Stando così le cose, è imperativo instaurare una nuova regola fiscale – la “regola di Giuseppe” – basata sull’idea che la crescita del Pil più il deficit del bilancio complessivo non devono superare il 3 % del Pil stesso. Il che significa che se un’economia cresce del 6 %, deve avere un surplus pari al 3 % ; e se un’economia registra una flessione del 3 % , può essere consentito un debito massimo pari al 6 % del Pil . Pertanto, i debiti andrebbero ammessi durante gli anni delle vacche magre , ma solo a patto che siano compensati durante gli anni delle vacche grasse. Per contro – questa è l’amara conclusione cui perviene Sedlàček — , “abbiamo accumulato ricchezze inimmaginabili nel corso dell’ultimo periodo di crescita durato dal 2002 al 2008 ( sette anni , ahinoi !) , eppure abbiamo messo da parte poco o nulla per riparare i vecchi debiti o per accumulare un margine in vista di tempi peggiori”. Non solo. E’ accaduto che molti Paesi – fra i quali il nostro – hanno generato spensieratamente ulteriore debito ! E lo hanno fatto irresponsabilmente dimenticando la “regola di Giuseppe”.
Luciano Pellicani
Mi sembra che ‘La regola di Giuseppe’ sarebbe soprattutto una regola di buon senso, virtù che però non va per la maggiore.

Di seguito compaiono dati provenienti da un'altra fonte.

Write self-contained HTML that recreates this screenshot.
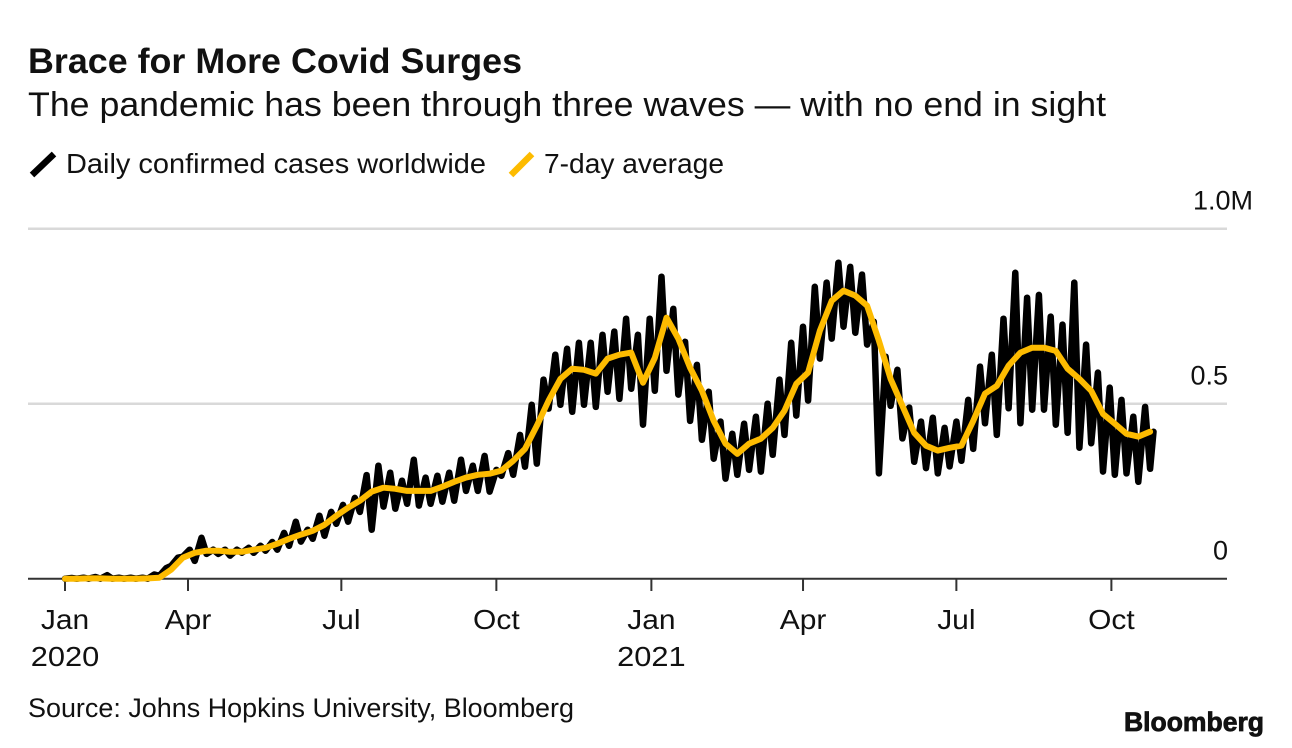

Aggiungo due considerazioni che mi piacerebbe fossero oggetto di risposta perché io da solo non ne trovo.
La prima è che si parla di questo gigantesco debito globale e le statistiche ci dicono pressoché al centesimo chi sono i debitori, ma nessuno ci parla mai dei creditori. Mi spiego: se io, Caio, ho un debito c’è un Tizio che ha un credito. Dunque chi sì è arricchito in questi ultimi decenni? Dove tiene i suoi – qualche volta bottino – risparmi ? Paga le tasse e a chi?
Seconda questione. Siamo sicuri che sia corretto continuare a dannarsi l’anima per ripianare i nostri debiti seguendo la ‘retta via’ che ci indica la Merkel? O piuttosto non sarebbe più sensato seguire le indicazioni delle amministrazioni Usa (soprattutto quelle che hanno preceduto l’attuale) e continuare a stampare moneta) cosa che molti vorrebbero facesse anche la BCE) continuando così a cumulare debiti su debiti?
In fin dei conti una cosa ci è oggi estremamente chiara: i debiti sono tutti dei poveri (con diverse gradazioni di povertà, naturalmente) e se si riducono alle condizioni di proletari, che altro può accadergli?
Insomma i poveri non possono fallire, i ricchi sì. Allora forse conviene puntare le carte su un grande fallimento collettivo, globale, con un bel concordato finale tra debitori e creditori: vi dovevamo 100? Accontentavi di 10!
Certo se lo fa solo un Paese (l’Argentina ieri e la Grecia domani) sono dolori soprattutto per il debitore, ma se lo fanno gli Usa, il Giappone e l’Europa? A noi poveri che danno ce ne potrà mai venire? Ma, forse, anche a me difetta il ‘buon senso’.